Copy, exactly as written, the lines that begin at the one containing "Rebuild this chart" and end at the one containing "const trendY = trendX.map(v". Skip any pictures in the data below.

Some records
******************************

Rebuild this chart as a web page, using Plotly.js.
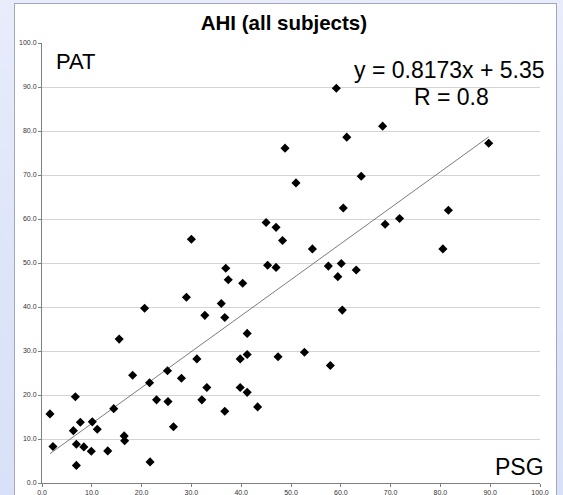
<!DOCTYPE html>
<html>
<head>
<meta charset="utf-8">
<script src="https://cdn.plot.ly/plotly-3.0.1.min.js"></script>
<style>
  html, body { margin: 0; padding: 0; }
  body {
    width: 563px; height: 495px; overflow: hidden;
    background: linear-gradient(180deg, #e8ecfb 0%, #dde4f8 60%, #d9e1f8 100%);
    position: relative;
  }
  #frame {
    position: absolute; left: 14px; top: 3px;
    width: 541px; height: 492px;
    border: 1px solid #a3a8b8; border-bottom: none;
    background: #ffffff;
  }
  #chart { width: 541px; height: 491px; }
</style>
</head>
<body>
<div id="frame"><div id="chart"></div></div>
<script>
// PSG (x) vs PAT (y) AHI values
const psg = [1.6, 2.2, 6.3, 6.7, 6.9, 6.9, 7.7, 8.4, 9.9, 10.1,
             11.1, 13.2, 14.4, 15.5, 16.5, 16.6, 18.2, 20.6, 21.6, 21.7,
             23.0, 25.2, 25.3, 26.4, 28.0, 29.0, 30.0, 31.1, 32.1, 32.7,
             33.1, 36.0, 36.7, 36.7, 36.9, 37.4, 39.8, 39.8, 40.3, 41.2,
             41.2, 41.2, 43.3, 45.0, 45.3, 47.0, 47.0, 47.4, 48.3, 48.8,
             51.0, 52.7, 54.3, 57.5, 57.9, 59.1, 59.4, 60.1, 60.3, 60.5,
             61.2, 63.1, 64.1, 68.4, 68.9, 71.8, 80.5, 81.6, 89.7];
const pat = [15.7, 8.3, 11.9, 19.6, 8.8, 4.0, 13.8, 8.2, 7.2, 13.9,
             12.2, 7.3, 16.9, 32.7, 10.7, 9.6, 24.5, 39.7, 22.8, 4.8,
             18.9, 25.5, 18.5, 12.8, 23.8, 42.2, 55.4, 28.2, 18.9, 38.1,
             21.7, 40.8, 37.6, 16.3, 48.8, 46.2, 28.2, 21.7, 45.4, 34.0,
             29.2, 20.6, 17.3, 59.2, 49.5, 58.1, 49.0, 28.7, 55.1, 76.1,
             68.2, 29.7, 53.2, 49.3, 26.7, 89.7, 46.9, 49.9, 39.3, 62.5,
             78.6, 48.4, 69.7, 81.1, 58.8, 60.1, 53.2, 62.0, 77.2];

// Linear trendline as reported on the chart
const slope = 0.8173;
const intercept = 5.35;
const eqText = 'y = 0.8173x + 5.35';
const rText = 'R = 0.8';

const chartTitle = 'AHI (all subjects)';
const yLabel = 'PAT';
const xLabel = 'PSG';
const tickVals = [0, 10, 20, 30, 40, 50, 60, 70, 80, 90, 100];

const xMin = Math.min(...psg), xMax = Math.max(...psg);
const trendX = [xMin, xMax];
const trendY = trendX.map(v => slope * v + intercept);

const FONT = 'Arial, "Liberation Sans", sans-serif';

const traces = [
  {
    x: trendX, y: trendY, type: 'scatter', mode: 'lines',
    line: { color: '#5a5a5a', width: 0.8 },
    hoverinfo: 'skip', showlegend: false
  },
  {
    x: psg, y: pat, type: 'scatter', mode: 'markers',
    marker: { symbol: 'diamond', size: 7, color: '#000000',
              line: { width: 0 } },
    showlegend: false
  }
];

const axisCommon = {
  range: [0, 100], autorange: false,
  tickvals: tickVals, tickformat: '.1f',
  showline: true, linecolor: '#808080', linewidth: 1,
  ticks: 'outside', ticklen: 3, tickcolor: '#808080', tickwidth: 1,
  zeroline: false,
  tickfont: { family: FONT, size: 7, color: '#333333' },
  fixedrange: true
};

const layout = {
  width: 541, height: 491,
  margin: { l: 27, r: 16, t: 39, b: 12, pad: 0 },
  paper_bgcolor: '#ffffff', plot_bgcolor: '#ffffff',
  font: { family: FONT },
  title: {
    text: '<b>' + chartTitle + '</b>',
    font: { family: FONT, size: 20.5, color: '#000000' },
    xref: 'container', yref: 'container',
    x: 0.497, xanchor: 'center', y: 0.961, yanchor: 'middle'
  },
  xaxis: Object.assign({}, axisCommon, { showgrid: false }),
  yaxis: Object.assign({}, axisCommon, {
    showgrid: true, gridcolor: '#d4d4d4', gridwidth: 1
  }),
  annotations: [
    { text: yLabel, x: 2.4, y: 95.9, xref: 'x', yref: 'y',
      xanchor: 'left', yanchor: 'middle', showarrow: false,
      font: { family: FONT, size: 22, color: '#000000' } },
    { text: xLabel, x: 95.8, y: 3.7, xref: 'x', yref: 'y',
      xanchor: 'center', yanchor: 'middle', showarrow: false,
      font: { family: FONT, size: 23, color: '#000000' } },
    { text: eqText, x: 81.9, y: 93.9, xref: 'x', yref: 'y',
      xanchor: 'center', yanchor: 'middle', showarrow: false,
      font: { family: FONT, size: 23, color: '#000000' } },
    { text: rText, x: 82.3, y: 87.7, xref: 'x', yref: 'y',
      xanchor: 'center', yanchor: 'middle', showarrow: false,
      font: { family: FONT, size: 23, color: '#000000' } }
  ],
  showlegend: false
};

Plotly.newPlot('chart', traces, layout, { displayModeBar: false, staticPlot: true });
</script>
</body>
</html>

******************************

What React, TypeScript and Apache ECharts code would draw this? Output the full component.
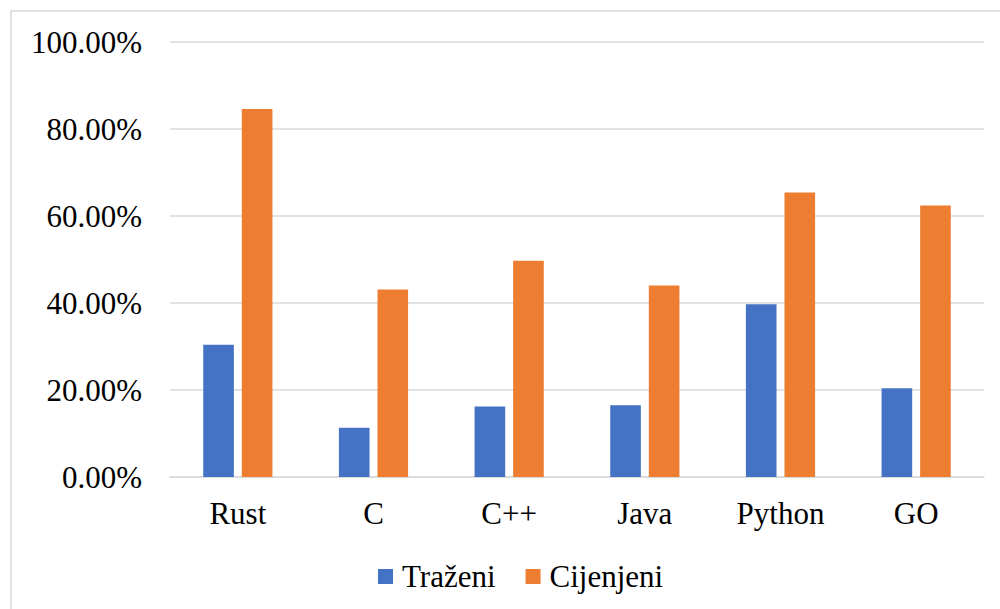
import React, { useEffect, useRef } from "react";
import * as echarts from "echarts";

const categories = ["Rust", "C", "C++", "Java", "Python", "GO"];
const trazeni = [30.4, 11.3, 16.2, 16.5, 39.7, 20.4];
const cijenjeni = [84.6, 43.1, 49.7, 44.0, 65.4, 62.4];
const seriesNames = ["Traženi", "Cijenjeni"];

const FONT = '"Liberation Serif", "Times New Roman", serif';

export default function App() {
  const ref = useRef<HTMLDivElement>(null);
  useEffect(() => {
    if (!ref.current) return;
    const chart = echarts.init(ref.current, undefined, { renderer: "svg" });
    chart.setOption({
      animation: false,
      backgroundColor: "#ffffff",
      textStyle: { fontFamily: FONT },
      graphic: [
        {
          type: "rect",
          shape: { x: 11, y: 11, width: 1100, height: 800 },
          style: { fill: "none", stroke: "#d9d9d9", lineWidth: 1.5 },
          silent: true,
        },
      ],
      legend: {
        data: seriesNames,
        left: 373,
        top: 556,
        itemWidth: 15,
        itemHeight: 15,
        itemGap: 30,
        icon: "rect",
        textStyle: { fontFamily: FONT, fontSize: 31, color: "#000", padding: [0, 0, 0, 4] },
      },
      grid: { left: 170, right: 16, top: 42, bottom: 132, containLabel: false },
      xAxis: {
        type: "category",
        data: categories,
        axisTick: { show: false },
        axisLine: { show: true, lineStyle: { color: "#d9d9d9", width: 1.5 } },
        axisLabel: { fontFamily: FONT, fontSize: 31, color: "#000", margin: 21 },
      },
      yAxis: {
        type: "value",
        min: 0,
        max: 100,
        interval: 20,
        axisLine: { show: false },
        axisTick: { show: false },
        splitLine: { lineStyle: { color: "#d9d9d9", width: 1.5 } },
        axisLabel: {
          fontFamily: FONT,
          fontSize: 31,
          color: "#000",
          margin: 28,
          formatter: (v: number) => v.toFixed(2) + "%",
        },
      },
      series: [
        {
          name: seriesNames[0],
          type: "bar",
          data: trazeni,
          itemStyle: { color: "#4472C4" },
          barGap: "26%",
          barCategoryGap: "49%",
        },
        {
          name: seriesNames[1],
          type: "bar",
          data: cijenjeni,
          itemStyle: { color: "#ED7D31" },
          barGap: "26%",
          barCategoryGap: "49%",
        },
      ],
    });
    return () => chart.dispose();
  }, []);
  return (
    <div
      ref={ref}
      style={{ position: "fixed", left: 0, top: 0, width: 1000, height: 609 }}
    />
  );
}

******************************

# [ANSWER TO THE EXERCISE]
Rebuild this chart as a web page, using Plotly.js.
<!DOCTYPE html>
<html>
<head>
<meta charset="utf-8">
<script src="https://cdn.plot.ly/plotly-3.0.1.min.js"></script>
<style>
  html, body { margin: 0; padding: 0; }
  body {
    width: 563px; height: 495px; overflow: hidden;
    background: linear-gradient(180deg, #e8ecfb 0%, #dde4f8 60%, #d9e1f8 100%);
    position: relative;
  }
  #frame {
    position: absolute; left: 14px; top: 3px;
    width: 541px; height: 492px;
    border: 1px solid #a3a8b8; border-bottom: none;
    background: #ffffff;
  }
  #chart { width: 541px; height: 491px; }
</style>
</head>
<body>
<div id="frame"><div id="chart"></div></div>
<script>
// PSG (x) vs PAT (y) AHI values
const psg = [1.6, 2.2, 6.3, 6.7, 6.9, 6.9, 7.7, 8.4, 9.9, 10.1,
             11.1, 13.2, 14.4, 15.5, 16.5, 16.6, 18.2, 20.6, 21.6, 21.7,
             23.0, 25.2, 25.3, 26.4, 28.0, 29.0, 30.0, 31.1, 32.1, 32.7,
             33.1, 36.0, 36.7, 36.7, 36.9, 37.4, 39.8, 39.8, 40.3, 41.2,
             41.2, 41.2, 43.3, 45.0, 45.3, 47.0, 47.0, 47.4, 48.3, 48.8,
             51.0, 52.7, 54.3, 57.5, 57.9, 59.1, 59.4, 60.1, 60.3, 60.5,
             61.2, 63.1, 64.1, 68.4, 68.9, 71.8, 80.5, 81.6, 89.7];
const pat = [15.7, 8.3, 11.9, 19.6, 8.8, 4.0, 13.8, 8.2, 7.2, 13.9,
             12.2, 7.3, 16.9, 32.7, 10.7, 9.6, 24.5, 39.7, 22.8, 4.8,
             18.9, 25.5, 18.5, 12.8, 23.8, 42.2, 55.4, 28.2, 18.9, 38.1,
             21.7, 40.8, 37.6, 16.3, 48.8, 46.2, 28.2, 21.7, 45.4, 34.0,
             29.2, 20.6, 17.3, 59.2, 49.5, 58.1, 49.0, 28.7, 55.1, 76.1,
             68.2, 29.7, 53.2, 49.3, 26.7, 89.7, 46.9, 49.9, 39.3, 62.5,
             78.6, 48.4, 69.7, 81.1, 58.8, 60.1, 53.2, 62.0, 77.2];

// Linear trendline as reported on the chart
const slope = 0.8173;
const intercept = 5.35;
const eqText = 'y = 0.8173x + 5.35';
const rText = 'R = 0.8';

const chartTitle = 'AHI (all subjects)';
const yLabel = 'PAT';
const xLabel = 'PSG';
const tickVals = [0, 10, 20, 30, 40, 50, 60, 70, 80, 90, 100];

const xMin = Math.min(...psg), xMax = Math.max(...psg);
const trendX = [xMin, xMax];
const trendY = trendX.map(v => slope * v + intercept);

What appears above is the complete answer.